◆ Exercise requirements:
Using the material below, print the line that contains "Emit a web page", the line that contains "const y=d3.scaleLinear().domain([0,4]).range([847,79]);", and every line in between, exactly and nothing else.
[START Records provided]
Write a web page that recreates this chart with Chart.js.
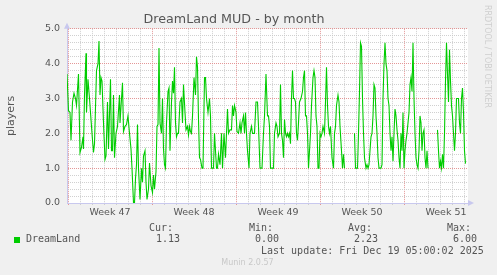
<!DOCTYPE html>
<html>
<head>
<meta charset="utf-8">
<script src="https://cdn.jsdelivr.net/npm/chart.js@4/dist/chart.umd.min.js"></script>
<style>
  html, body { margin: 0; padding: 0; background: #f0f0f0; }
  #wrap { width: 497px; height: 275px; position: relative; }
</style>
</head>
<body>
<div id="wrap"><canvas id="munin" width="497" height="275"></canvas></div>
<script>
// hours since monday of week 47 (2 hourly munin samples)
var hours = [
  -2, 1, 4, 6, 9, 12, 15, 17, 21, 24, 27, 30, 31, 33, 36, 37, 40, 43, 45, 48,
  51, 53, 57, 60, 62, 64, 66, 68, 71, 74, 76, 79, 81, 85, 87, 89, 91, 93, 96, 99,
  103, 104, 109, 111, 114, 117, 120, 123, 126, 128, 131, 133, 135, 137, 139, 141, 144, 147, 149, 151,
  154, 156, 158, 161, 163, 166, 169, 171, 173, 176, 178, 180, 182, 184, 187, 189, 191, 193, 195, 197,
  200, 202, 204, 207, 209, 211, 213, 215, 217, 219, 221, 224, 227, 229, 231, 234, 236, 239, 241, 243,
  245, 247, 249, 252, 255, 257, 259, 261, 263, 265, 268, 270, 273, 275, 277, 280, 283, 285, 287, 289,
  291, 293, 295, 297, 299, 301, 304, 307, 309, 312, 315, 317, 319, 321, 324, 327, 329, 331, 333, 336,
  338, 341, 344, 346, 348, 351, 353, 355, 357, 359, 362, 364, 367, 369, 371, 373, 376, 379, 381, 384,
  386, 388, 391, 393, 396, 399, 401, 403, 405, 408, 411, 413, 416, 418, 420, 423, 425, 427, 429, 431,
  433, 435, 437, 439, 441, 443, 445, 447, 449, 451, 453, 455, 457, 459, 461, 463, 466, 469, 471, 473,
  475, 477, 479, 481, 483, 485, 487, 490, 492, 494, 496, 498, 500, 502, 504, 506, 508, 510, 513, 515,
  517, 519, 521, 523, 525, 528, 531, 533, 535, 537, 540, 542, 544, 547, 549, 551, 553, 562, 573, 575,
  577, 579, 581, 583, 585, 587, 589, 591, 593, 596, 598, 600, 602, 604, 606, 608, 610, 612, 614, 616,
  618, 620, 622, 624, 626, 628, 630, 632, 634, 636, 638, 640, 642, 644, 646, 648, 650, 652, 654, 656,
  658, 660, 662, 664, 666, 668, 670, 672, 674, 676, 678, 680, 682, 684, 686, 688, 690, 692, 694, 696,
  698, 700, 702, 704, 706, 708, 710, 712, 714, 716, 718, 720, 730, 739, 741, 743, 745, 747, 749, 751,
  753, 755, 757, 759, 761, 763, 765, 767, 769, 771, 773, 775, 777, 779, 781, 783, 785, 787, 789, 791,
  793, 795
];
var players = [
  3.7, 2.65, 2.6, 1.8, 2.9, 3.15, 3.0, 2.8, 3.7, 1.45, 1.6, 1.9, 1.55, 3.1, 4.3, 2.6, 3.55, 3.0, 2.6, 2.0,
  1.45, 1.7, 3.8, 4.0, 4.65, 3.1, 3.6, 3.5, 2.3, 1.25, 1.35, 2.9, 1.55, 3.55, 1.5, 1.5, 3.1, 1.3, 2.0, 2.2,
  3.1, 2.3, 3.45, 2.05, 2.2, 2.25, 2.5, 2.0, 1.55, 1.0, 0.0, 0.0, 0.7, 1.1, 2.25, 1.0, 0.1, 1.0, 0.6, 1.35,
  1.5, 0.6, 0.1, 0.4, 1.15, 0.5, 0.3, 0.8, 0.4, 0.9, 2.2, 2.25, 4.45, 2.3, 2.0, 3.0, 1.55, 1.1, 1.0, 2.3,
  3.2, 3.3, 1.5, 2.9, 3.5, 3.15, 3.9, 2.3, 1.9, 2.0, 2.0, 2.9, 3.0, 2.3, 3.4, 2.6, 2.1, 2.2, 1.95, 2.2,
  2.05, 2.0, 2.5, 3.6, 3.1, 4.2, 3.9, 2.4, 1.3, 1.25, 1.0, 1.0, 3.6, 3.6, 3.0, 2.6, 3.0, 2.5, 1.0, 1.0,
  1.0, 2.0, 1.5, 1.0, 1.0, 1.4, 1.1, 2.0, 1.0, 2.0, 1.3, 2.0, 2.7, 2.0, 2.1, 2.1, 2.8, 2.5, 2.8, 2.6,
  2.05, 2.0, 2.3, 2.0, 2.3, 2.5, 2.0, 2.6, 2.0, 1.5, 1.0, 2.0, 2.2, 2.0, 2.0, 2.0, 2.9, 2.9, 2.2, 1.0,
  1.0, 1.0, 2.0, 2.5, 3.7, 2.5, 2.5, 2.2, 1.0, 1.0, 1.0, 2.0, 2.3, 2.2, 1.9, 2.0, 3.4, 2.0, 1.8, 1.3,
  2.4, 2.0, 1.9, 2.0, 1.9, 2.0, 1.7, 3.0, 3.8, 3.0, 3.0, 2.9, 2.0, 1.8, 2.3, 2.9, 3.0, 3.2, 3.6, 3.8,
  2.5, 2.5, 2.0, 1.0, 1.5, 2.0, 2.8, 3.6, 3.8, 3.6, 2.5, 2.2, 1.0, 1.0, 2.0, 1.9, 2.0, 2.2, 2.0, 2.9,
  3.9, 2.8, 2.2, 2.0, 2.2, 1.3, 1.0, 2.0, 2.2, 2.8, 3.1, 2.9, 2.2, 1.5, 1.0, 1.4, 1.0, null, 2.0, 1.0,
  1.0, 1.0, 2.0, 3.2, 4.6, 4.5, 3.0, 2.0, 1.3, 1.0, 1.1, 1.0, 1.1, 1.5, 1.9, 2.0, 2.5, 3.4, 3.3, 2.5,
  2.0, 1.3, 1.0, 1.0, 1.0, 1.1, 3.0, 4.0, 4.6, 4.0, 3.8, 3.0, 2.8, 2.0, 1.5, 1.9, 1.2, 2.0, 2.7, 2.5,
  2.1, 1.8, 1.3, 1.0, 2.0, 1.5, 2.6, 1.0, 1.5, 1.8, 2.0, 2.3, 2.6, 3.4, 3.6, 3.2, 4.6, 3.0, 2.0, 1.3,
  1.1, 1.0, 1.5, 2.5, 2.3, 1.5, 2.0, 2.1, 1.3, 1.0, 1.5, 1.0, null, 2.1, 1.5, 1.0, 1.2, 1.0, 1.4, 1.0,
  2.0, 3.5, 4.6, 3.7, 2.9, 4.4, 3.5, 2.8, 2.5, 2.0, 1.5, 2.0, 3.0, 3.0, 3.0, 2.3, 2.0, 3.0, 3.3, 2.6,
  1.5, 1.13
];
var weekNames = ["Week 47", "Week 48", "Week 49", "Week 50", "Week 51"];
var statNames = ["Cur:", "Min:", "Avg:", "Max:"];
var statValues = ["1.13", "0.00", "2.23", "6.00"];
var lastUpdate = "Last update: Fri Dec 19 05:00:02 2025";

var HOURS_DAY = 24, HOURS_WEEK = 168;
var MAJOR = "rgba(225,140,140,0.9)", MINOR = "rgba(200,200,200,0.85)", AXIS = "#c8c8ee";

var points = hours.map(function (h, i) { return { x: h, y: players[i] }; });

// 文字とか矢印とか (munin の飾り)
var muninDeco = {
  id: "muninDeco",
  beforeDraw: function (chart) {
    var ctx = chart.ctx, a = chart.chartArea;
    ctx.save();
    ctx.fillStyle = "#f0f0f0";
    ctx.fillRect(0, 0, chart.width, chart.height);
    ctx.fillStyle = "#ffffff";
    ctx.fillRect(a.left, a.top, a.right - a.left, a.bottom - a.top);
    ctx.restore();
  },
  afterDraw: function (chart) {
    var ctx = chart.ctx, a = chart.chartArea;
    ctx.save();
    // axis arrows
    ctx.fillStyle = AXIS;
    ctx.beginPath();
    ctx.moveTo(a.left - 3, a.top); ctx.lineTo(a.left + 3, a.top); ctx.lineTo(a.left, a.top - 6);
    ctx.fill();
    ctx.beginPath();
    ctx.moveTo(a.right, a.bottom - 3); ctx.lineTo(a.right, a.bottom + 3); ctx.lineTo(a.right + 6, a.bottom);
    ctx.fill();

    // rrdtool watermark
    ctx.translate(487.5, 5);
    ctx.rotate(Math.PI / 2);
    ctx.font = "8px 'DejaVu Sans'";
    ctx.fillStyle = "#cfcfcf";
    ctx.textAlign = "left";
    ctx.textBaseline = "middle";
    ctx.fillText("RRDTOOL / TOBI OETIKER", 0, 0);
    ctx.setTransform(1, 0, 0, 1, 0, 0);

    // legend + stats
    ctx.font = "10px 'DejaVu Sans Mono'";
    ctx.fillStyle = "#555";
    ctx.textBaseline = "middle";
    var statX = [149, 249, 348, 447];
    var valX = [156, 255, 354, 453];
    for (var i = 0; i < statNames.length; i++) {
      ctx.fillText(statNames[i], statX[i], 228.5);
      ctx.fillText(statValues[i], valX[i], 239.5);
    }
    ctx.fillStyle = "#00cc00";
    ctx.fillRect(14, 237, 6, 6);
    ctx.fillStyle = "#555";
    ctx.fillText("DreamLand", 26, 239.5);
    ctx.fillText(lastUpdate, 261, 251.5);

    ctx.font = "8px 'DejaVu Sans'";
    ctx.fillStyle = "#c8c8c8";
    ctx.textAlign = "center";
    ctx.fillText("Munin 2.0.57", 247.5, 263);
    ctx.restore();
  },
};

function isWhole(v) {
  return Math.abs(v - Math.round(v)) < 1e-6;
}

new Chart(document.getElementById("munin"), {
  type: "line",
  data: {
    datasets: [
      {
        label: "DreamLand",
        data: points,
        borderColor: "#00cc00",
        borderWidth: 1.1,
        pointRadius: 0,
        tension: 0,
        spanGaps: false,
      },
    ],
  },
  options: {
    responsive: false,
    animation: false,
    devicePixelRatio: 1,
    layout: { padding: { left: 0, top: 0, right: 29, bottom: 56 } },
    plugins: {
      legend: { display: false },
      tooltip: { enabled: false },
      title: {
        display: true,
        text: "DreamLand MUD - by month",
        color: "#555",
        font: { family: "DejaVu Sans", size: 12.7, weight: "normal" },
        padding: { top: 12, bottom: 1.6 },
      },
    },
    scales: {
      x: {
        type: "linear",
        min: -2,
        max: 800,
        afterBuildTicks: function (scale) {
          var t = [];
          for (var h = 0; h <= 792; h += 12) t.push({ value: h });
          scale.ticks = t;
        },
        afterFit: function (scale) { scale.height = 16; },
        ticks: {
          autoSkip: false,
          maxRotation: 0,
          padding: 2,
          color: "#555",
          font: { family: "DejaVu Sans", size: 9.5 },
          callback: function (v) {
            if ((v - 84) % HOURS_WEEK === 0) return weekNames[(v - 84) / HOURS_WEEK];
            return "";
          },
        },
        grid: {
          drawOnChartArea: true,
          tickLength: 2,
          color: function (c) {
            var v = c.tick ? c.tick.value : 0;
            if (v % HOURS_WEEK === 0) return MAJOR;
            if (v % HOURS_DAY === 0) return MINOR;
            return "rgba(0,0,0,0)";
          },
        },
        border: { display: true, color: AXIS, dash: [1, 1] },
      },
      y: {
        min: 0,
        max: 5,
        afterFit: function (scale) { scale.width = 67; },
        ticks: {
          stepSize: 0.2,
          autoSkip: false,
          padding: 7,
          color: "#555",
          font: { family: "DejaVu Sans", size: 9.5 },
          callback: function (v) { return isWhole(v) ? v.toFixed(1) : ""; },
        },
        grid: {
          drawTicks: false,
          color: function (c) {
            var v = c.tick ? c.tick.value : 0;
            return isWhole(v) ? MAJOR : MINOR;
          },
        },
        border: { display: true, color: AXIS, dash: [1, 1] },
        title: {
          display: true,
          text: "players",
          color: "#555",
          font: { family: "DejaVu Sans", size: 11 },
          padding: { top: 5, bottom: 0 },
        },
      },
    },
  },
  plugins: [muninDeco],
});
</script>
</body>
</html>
[END Records provided]
[START Records provided]
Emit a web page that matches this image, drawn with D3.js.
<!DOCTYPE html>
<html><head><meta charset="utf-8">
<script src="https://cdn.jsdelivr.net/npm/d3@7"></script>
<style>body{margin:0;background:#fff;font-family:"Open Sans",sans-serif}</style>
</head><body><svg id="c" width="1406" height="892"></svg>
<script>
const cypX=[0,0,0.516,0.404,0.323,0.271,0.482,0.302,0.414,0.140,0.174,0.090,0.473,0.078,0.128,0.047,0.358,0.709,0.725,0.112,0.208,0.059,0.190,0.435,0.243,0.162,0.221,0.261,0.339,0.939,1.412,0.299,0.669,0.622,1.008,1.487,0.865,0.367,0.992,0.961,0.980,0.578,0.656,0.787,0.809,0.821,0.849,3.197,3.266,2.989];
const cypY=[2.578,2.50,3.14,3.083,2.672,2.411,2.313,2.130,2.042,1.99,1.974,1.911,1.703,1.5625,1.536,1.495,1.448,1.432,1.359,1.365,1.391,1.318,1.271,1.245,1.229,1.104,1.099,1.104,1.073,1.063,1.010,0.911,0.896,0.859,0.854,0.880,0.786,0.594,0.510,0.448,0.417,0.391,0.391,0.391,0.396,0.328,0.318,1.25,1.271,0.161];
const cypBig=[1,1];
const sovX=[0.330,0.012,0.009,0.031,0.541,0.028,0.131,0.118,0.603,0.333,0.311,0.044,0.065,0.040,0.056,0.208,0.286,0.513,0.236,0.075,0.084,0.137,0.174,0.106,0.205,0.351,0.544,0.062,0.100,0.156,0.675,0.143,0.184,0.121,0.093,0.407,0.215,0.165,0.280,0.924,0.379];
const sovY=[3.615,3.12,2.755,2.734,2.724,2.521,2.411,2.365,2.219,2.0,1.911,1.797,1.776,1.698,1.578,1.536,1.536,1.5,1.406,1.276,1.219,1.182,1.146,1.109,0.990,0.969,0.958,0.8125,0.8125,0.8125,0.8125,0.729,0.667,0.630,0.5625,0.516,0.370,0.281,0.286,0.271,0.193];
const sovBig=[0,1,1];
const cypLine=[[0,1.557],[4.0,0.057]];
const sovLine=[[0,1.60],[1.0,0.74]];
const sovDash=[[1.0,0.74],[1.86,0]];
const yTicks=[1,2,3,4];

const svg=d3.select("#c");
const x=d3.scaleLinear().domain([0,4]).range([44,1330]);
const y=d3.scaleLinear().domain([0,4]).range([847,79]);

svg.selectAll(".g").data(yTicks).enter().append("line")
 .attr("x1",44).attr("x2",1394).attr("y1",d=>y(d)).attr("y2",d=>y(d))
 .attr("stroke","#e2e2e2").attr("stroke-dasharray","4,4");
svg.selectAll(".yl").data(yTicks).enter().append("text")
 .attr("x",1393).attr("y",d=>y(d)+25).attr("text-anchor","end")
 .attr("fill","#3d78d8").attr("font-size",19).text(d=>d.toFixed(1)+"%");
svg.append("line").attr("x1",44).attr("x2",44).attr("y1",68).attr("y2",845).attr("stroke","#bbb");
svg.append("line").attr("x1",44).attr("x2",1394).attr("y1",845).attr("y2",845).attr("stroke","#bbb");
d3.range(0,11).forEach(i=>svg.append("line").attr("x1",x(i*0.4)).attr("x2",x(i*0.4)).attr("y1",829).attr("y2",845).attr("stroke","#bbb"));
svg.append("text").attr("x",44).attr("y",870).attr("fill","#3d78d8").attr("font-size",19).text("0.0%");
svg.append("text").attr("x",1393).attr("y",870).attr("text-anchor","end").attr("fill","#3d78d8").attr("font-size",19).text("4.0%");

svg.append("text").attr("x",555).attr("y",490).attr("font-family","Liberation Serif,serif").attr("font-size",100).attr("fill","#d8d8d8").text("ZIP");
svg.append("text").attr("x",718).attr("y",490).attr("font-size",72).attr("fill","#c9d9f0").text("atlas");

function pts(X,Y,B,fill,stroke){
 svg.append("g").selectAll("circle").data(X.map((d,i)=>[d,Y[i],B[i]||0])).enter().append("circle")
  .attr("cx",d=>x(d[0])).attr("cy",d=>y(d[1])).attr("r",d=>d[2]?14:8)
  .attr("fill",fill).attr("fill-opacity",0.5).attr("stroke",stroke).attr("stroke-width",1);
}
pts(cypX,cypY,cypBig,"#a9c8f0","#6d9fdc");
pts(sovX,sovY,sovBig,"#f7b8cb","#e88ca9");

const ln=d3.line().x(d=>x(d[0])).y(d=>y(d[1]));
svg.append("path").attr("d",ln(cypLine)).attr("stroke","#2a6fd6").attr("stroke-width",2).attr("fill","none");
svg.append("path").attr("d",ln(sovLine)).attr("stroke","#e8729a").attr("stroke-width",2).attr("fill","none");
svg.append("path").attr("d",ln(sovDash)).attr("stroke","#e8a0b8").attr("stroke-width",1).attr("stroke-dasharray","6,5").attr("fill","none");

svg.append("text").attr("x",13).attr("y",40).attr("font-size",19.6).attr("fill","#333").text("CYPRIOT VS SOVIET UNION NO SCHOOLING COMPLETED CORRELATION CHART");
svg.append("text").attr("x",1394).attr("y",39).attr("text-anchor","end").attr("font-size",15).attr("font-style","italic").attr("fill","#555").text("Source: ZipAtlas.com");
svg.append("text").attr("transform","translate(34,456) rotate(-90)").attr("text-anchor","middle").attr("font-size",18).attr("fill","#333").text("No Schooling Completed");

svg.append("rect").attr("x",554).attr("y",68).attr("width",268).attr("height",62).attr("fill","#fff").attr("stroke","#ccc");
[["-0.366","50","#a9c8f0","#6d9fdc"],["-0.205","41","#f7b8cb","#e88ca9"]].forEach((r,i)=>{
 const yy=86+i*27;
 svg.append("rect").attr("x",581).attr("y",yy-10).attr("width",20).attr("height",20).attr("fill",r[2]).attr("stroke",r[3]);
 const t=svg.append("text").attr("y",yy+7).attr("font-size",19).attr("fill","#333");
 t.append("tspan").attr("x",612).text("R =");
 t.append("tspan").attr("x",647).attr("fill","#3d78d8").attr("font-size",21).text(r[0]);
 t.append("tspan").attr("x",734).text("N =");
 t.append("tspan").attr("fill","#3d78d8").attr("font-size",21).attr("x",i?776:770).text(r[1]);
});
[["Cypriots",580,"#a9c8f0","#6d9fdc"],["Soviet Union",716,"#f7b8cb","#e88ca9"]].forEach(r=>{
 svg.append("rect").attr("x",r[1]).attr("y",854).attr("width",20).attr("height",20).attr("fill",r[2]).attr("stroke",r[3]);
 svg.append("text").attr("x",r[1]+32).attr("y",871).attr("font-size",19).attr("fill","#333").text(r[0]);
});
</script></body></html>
[END Records provided]
[START Records provided]
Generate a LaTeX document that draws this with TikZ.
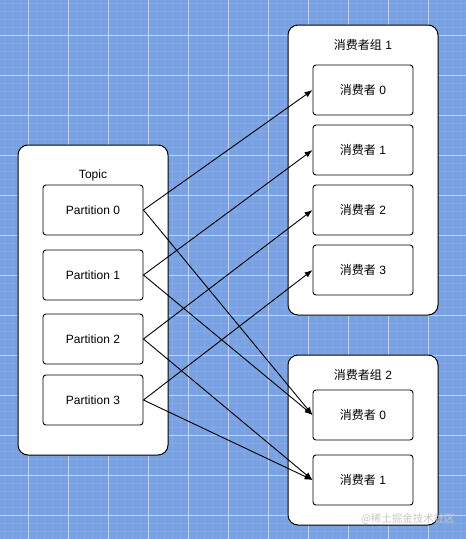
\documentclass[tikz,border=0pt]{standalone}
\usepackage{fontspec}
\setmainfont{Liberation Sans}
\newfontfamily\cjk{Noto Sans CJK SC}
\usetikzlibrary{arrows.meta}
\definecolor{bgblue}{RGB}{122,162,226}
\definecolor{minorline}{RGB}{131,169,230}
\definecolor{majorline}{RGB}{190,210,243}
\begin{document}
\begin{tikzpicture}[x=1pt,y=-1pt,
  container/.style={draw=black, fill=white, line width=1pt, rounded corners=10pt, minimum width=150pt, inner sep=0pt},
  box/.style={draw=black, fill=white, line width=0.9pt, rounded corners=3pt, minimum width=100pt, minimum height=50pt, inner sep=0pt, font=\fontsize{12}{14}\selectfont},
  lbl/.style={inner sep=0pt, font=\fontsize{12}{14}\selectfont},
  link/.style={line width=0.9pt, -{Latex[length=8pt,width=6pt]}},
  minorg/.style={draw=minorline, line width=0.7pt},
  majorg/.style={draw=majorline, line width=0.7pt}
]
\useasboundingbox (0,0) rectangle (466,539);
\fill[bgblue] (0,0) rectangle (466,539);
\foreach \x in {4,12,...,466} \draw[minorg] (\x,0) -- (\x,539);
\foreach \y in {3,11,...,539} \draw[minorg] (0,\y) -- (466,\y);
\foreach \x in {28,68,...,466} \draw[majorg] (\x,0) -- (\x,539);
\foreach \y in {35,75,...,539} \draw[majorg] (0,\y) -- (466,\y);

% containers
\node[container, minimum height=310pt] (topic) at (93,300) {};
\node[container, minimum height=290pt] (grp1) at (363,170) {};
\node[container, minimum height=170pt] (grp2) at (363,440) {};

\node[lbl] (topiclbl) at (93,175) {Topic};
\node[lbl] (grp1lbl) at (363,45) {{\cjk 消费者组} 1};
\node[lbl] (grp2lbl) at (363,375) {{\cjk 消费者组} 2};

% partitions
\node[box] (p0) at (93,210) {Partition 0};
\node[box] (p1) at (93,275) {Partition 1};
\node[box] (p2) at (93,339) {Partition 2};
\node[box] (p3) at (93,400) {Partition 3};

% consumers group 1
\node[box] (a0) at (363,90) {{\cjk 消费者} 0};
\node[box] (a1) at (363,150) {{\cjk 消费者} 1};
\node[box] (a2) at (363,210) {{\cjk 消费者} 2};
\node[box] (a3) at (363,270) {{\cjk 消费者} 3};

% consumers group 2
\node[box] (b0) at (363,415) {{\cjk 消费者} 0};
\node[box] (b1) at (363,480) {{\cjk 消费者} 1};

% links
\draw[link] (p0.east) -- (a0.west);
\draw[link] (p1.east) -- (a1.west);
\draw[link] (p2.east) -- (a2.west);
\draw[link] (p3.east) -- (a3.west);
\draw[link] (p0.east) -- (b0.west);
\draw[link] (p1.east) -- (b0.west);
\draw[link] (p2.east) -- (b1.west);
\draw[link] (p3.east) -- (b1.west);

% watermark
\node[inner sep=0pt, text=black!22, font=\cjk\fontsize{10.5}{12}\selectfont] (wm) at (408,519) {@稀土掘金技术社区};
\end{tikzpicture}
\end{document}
[END Records provided]
◆ Task response:
Emit a web page that matches this image, drawn with D3.js.
<!DOCTYPE html>
<html><head><meta charset="utf-8">
<script src="https://cdn.jsdelivr.net/npm/d3@7"></script>
<style>body{margin:0;background:#fff;font-family:"Open Sans",sans-serif}</style>
</head><body><svg id="c" width="1406" height="892"></svg>
<script>
const cypX=[0,0,0.516,0.404,0.323,0.271,0.482,0.302,0.414,0.140,0.174,0.090,0.473,0.078,0.128,0.047,0.358,0.709,0.725,0.112,0.208,0.059,0.190,0.435,0.243,0.162,0.221,0.261,0.339,0.939,1.412,0.299,0.669,0.622,1.008,1.487,0.865,0.367,0.992,0.961,0.980,0.578,0.656,0.787,0.809,0.821,0.849,3.197,3.266,2.989];
const cypY=[2.578,2.50,3.14,3.083,2.672,2.411,2.313,2.130,2.042,1.99,1.974,1.911,1.703,1.5625,1.536,1.495,1.448,1.432,1.359,1.365,1.391,1.318,1.271,1.245,1.229,1.104,1.099,1.104,1.073,1.063,1.010,0.911,0.896,0.859,0.854,0.880,0.786,0.594,0.510,0.448,0.417,0.391,0.391,0.391,0.396,0.328,0.318,1.25,1.271,0.161];
const cypBig=[1,1];
const sovX=[0.330,0.012,0.009,0.031,0.541,0.028,0.131,0.118,0.603,0.333,0.311,0.044,0.065,0.040,0.056,0.208,0.286,0.513,0.236,0.075,0.084,0.137,0.174,0.106,0.205,0.351,0.544,0.062,0.100,0.156,0.675,0.143,0.184,0.121,0.093,0.407,0.215,0.165,0.280,0.924,0.379];
const sovY=[3.615,3.12,2.755,2.734,2.724,2.521,2.411,2.365,2.219,2.0,1.911,1.797,1.776,1.698,1.578,1.536,1.536,1.5,1.406,1.276,1.219,1.182,1.146,1.109,0.990,0.969,0.958,0.8125,0.8125,0.8125,0.8125,0.729,0.667,0.630,0.5625,0.516,0.370,0.281,0.286,0.271,0.193];
const sovBig=[0,1,1];
const cypLine=[[0,1.557],[4.0,0.057]];
const sovLine=[[0,1.60],[1.0,0.74]];
const sovDash=[[1.0,0.74],[1.86,0]];
const yTicks=[1,2,3,4];

const svg=d3.select("#c");
const x=d3.scaleLinear().domain([0,4]).range([44,1330]);
const y=d3.scaleLinear().domain([0,4]).range([847,79]);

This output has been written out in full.